**GIVEN INFORMATION:**
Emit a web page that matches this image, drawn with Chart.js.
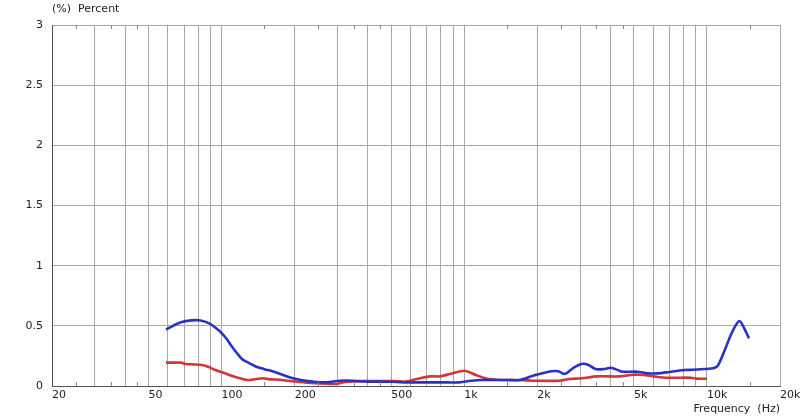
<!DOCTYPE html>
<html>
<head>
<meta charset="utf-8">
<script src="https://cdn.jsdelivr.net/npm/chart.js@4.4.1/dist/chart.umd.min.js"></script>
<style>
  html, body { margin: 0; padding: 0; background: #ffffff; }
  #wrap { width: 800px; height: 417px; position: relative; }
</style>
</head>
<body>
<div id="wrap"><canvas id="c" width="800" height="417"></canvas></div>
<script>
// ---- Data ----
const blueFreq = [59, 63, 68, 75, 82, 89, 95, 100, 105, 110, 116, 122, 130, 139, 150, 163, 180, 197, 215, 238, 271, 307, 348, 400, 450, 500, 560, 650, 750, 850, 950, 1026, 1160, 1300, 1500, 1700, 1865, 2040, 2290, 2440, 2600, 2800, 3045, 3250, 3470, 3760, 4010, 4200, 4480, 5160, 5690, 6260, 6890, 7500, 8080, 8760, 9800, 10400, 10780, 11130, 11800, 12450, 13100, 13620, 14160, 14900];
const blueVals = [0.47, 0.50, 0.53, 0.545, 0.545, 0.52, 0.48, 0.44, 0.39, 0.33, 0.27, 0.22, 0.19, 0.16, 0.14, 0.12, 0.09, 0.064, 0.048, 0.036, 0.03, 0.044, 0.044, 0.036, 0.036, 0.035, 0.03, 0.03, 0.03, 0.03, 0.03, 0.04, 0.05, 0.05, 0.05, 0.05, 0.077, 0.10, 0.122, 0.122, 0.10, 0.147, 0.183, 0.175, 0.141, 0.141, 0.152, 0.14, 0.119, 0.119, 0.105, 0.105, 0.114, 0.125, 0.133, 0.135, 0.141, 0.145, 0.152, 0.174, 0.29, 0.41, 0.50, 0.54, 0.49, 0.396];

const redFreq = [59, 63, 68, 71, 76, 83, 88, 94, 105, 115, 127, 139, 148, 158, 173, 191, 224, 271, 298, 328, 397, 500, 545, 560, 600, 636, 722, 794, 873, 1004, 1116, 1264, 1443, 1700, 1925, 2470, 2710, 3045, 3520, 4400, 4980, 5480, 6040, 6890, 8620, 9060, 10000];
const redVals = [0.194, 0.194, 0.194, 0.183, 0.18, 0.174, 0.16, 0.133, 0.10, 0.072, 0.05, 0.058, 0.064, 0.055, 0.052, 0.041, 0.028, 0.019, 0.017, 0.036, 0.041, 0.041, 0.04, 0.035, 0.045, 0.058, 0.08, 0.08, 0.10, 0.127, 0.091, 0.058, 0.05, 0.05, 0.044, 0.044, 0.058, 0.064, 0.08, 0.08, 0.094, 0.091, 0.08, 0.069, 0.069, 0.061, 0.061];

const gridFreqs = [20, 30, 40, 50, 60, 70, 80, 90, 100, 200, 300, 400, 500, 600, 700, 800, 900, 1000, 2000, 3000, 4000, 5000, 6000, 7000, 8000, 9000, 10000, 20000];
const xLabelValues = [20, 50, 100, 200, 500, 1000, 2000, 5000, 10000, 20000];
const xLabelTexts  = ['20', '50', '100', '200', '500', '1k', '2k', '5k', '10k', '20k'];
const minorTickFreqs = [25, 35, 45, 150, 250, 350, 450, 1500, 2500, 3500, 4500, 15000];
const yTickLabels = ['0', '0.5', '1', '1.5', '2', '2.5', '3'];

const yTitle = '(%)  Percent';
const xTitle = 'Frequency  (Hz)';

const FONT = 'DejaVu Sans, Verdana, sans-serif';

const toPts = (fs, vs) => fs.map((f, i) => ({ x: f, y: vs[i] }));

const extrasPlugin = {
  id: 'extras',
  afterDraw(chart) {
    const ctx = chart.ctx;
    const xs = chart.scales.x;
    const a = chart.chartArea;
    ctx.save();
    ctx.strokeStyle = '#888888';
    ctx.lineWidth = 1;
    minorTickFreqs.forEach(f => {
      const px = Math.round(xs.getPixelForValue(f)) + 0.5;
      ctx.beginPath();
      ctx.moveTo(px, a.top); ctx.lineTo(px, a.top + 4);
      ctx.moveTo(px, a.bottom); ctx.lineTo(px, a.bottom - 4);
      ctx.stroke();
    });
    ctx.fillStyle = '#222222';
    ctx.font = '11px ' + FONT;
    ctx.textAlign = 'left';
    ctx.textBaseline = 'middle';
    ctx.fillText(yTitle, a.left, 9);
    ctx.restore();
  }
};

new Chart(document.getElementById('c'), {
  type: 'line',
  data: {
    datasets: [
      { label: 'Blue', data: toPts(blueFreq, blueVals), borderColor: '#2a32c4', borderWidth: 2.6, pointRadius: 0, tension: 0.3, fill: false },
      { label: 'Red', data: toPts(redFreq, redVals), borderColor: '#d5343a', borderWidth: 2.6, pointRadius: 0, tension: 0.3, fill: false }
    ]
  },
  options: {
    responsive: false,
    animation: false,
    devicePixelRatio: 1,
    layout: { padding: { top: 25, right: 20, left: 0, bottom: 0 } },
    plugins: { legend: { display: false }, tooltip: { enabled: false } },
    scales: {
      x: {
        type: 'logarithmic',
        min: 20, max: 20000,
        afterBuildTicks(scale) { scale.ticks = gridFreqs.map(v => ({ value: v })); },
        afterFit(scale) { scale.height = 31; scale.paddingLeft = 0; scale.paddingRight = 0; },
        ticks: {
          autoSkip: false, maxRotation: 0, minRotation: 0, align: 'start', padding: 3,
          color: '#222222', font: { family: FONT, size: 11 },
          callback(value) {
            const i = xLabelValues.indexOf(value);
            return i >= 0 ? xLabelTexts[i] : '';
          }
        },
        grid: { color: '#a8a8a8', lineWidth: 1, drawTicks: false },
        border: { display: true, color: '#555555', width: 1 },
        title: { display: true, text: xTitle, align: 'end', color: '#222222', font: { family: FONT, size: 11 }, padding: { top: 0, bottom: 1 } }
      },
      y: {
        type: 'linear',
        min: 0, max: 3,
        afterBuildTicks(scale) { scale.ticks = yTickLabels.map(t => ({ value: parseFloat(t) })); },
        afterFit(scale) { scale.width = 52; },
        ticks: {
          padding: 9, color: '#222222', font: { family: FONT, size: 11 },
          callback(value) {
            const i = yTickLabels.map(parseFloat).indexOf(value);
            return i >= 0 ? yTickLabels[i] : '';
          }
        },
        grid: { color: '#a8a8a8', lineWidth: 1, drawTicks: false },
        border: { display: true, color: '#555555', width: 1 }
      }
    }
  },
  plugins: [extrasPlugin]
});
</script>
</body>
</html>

**WRITTEN INSTRUCTION:** Write out each line again precisely as it appears, skipping every picture.

**SOLUTION:**
Emit a web page that matches this image, drawn with Chart.js.
<!DOCTYPE html>
<html>
<head>
<meta charset="utf-8">
<script src="https://cdn.jsdelivr.net/npm/chart.js@4.4.1/dist/chart.umd.min.js"></script>
<style>
  html, body { margin: 0; padding: 0; background: #ffffff; }
  #wrap { width: 800px; height: 417px; position: relative; }
</style>
</head>
<body>
<div id="wrap"><canvas id="c" width="800" height="417"></canvas></div>
<script>
// ---- Data ----
const blueFreq = [59, 63, 68, 75, 82, 89, 95, 100, 105, 110, 116, 122, 130, 139, 150, 163, 180, 197, 215, 238, 271, 307, 348, 400, 450, 500, 560, 650, 750, 850, 950, 1026, 1160, 1300, 1500, 1700, 1865, 2040, 2290, 2440, 2600, 2800, 3045, 3250, 3470, 3760, 4010, 4200, 4480, 5160, 5690, 6260, 6890, 7500, 8080, 8760, 9800, 10400, 10780, 11130, 11800, 12450, 13100, 13620, 14160, 14900];
const blueVals = [0.47, 0.50, 0.53, 0.545, 0.545, 0.52, 0.48, 0.44, 0.39, 0.33, 0.27, 0.22, 0.19, 0.16, 0.14, 0.12, 0.09, 0.064, 0.048, 0.036, 0.03, 0.044, 0.044, 0.036, 0.036, 0.035, 0.03, 0.03, 0.03, 0.03, 0.03, 0.04, 0.05, 0.05, 0.05, 0.05, 0.077, 0.10, 0.122, 0.122, 0.10, 0.147, 0.183, 0.175, 0.141, 0.141, 0.152, 0.14, 0.119, 0.119, 0.105, 0.105, 0.114, 0.125, 0.133, 0.135, 0.141, 0.145, 0.152, 0.174, 0.29, 0.41, 0.50, 0.54, 0.49, 0.396];

const redFreq = [59, 63, 68, 71, 76, 83, 88, 94, 105, 115, 127, 139, 148, 158, 173, 191, 224, 271, 298, 328, 397, 500, 545, 560, 600, 636, 722, 794, 873, 1004, 1116, 1264, 1443, 1700, 1925, 2470, 2710, 3045, 3520, 4400, 4980, 5480, 6040, 6890, 8620, 9060, 10000];
const redVals = [0.194, 0.194, 0.194, 0.183, 0.18, 0.174, 0.16, 0.133, 0.10, 0.072, 0.05, 0.058, 0.064, 0.055, 0.052, 0.041, 0.028, 0.019, 0.017, 0.036, 0.041, 0.041, 0.04, 0.035, 0.045, 0.058, 0.08, 0.08, 0.10, 0.127, 0.091, 0.058, 0.05, 0.05, 0.044, 0.044, 0.058, 0.064, 0.08, 0.08, 0.094, 0.091, 0.08, 0.069, 0.069, 0.061, 0.061];

const gridFreqs = [20, 30, 40, 50, 60, 70, 80, 90, 100, 200, 300, 400, 500, 600, 700, 800, 900, 1000, 2000, 3000, 4000, 5000, 6000, 7000, 8000, 9000, 10000, 20000];
const xLabelValues = [20, 50, 100, 200, 500, 1000, 2000, 5000, 10000, 20000];
const xLabelTexts  = ['20', '50', '100', '200', '500', '1k', '2k', '5k', '10k', '20k'];
const minorTickFreqs = [25, 35, 45, 150, 250, 350, 450, 1500, 2500, 3500, 4500, 15000];
const yTickLabels = ['0', '0.5', '1', '1.5', '2', '2.5', '3'];

const yTitle = '(%)  Percent';
const xTitle = 'Frequency  (Hz)';

const FONT = 'DejaVu Sans, Verdana, sans-serif';

const toPts = (fs, vs) => fs.map((f, i) => ({ x: f, y: vs[i] }));

const extrasPlugin = {
  id: 'extras',
  afterDraw(chart) {
    const ctx = chart.ctx;
    const xs = chart.scales.x;
    const a = chart.chartArea;
    ctx.save();
    ctx.strokeStyle = '#888888';
    ctx.lineWidth = 1;
    minorTickFreqs.forEach(f => {
      const px = Math.round(xs.getPixelForValue(f)) + 0.5;
      ctx.beginPath();
      ctx.moveTo(px, a.top); ctx.lineTo(px, a.top + 4);
      ctx.moveTo(px, a.bottom); ctx.lineTo(px, a.bottom - 4);
      ctx.stroke();
    });
    ctx.fillStyle = '#222222';
    ctx.font = '11px ' + FONT;
    ctx.textAlign = 'left';
    ctx.textBaseline = 'middle';
    ctx.fillText(yTitle, a.left, 9);
    ctx.restore();
  }
};

new Chart(document.getElementById('c'), {
  type: 'line',
  data: {
    datasets: [
      { label: 'Blue', data: toPts(blueFreq, blueVals), borderColor: '#2a32c4', borderWidth: 2.6, pointRadius: 0, tension: 0.3, fill: false },
      { label: 'Red', data: toPts(redFreq, redVals), borderColor: '#d5343a', borderWidth: 2.6, pointRadius: 0, tension: 0.3, fill: false }
    ]
  },
  options: {
    responsive: false,
    animation: false,
    devicePixelRatio: 1,
    layout: { padding: { top: 25, right: 20, left: 0, bottom: 0 } },
    plugins: { legend: { display: false }, tooltip: { enabled: false } },
    scales: {
      x: {
        type: 'logarithmic',
        min: 20, max: 20000,
        afterBuildTicks(scale) { scale.ticks = gridFreqs.map(v => ({ value: v })); },
        afterFit(scale) { scale.height = 31; scale.paddingLeft = 0; scale.paddingRight = 0; },
        ticks: {
          autoSkip: false, maxRotation: 0, minRotation: 0, align: 'start', padding: 3,
          color: '#222222', font: { family: FONT, size: 11 },
          callback(value) {
            const i = xLabelValues.indexOf(value);
            return i >= 0 ? xLabelTexts[i] : '';
          }
        },
        grid: { color: '#a8a8a8', lineWidth: 1, drawTicks: false },
        border: { display: true, color: '#555555', width: 1 },
        title: { display: true, text: xTitle, align: 'end', color: '#222222', font: { family: FONT, size: 11 }, padding: { top: 0, bottom: 1 } }
      },
      y: {
        type: 'linear',
        min: 0, max: 3,
        afterBuildTicks(scale) { scale.ticks = yTickLabels.map(t => ({ value: parseFloat(t) })); },
        afterFit(scale) { scale.width = 52; },
        ticks: {
          padding: 9, color: '#222222', font: { family: FONT, size: 11 },
          callback(value) {
            const i = yTickLabels.map(parseFloat).indexOf(value);
            return i >= 0 ? yTickLabels[i] : '';
          }
        },
        grid: { color: '#a8a8a8', lineWidth: 1, drawTicks: false },
        border: { display: true, color: '#555555', width: 1 }
      }
    }
  },
  plugins: [extrasPlugin]
});
</script>
</body>
</html>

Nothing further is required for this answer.